Aqueous phase reforming of renewables for hydrogen production in presence of supported platinum and palladium catalysts

The aqueous phase reforming (APR) of five polyols and one sugar was studied over Pt/Pd catalysts supported on mesoporous carbon. The temperatures were between 175°C to 225°C and addition of formic acid was studied for potential industrial application. During the analyses 45 compounds were identified and quantified (17 in the gas phase and 28 in the liquid phase). As a result the carbon identification was complete for most of the substrates. The C5 compounds (xylitol and xylose) did not have a complete carbon balance as a consequence of complex furans chemistry. The polyols displayed an elevated production of hydrogen and carbon dioxide at all conditions, but it could be even improved by temperature increase and addition of formic acid. The sugar (xylose) shows changes in the hydrogen selectivity with the conditions increasing the alkane production with temperature and formic acid addition. According to the results the retro-aldol reaction it is the main route for C-C bond cleavage, which is promoted by dehydrogenation or dehydration reactions. The presence of decarbonylation was observed but to lower extent and it could have been related to alkane production. Experiments with different catalyst composition were done.

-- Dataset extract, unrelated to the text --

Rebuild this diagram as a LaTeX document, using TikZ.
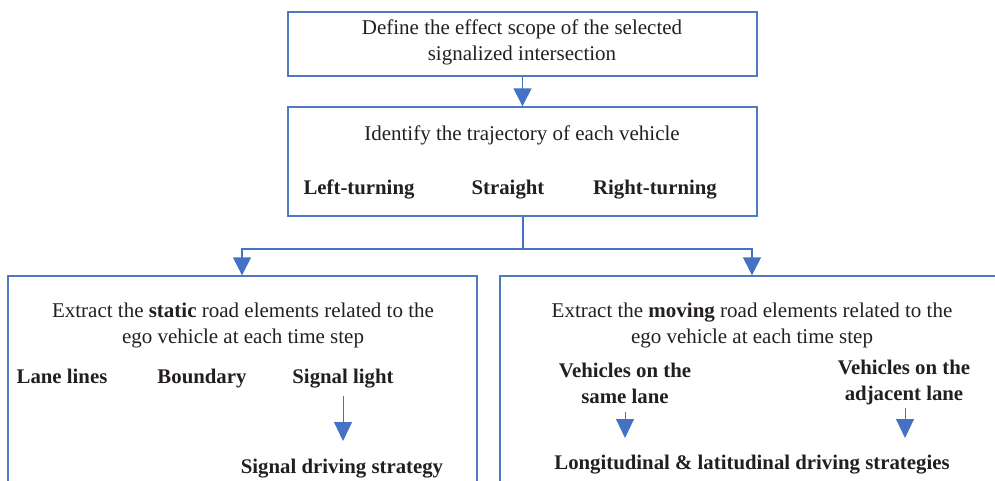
\documentclass[tikz,border=0pt]{standalone}
\usepackage{fontspec}
\setmainfont{Liberation Serif}
\usetikzlibrary{arrows.meta}
\definecolor{frameblue}{HTML}{4F7AC0}
\definecolor{arrowblue}{HTML}{4472C4}
\definecolor{ink}{HTML}{231F20}
\tikzset{
  box/.style={draw=frameblue, line width=1.4pt, fill=none, inner sep=0pt},
  txt/.style={anchor=base, inner sep=0pt, text=ink, font=\fontsize{21}{25}\selectfont},
  btxt/.style={txt, font=\fontsize{20.8}{25}\selectfont\bfseries},
  link/.style={draw=arrowblue, line width=1.4pt},
  tip/.style={-{Triangle[width=18pt,length=18pt]}, arrowblue},
  smalltip/.style={draw=arrowblue, line width=1pt, -{Triangle[width=18pt,length=19pt]}, arrowblue},
}
\begin{document}
\begin{tikzpicture}[x=1pt,y=-1pt]
\useasboundingbox (0,0) rectangle (995,481);
\clip (0,0) rectangle (995,481);

% process boxes
\node[box, minimum width=469pt, minimum height=64pt] (scope) at (522.5,44) {};
\node[box, minimum width=469pt, minimum height=109pt] (traj) at (522.5,161.5) {};
\node[box, minimum width=469pt, minimum height=230pt] (static) at (242.5,391) {};
\node[box, minimum width=520pt, minimum height=230pt] (moving) at (760,391) {};

% texts of the first two boxes
\node[txt] (t1) at (522,35) {Define the effect scope of the selected};
\node[txt] (t2) at (522,61) {signalized intersection};
\node[txt] (t3) at (522,141) {Identify the trajectory of each vehicle};
\node[btxt] (left) at (359,194) {Left-turning};
\node[btxt] (straight) at (508,194) {Straight};
\node[btxt] (right) at (655,194) {Right-turning};

% static elements
\node[txt] (s1) at (243,317) {Extract the \textbf{static} road elements related to the};
\node[txt] (s2) at (243,343) {ego vehicle at each time step};
\node[btxt] (lane) at (62,383) {Lane lines};
\node[btxt] (bound) at (202,383) {Boundary};
\node[btxt] (light) at (343,383) {Signal light};
\node[btxt] (sigstrat) at (342,473) {Signal driving strategy};

% moving elements
\node[txt] (m1) at (752,317) {Extract the \textbf{moving} road elements related to the};
\node[txt] (m2) at (752,343) {ego vehicle at each time step};
\node[btxt] (same1) at (625,377) {Vehicles on the};
\node[btxt] (same2) at (625,403) {same lane};
\node[btxt] (adj1) at (904,374) {Vehicles on the};
\node[btxt] (adj2) at (904,400) {adjacent lane};
\node[btxt] (longlat) at (752,469) {Longitudinal \& latitudinal driving strategies};

% connectors
\draw[link, tip] (scope.south) -- (traj.north);
\coordinate (split) at (523,249);
\draw[link] (traj.south -| split) -- (split);
\draw[link, tip] (split) -| (static.north -| 242,0);
\draw[link, tip] (split) -| (moving.north -| 752,0);
\draw[smalltip] (light.south) ++(0,8) -- (343,441);
\draw[smalltip] (625,412) -- (625,438);
\draw[smalltip] (905,408) -- (905,438);
\end{tikzpicture}
\end{document}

Large changes in the gas products formation were observed. The best ratio for Pt and Pd was 2:1 respectively, because it gave an increase in selectivity to hydrogen and stopped the carbon monoxide production in most of the conditions tested. The ethylene glycol APR reaction path was condensed to the most abundant products for the model generation. The final kinetic model displayed a 99.56% of correspondence with the experimental data. The reactor behavior was described using a plug flow model.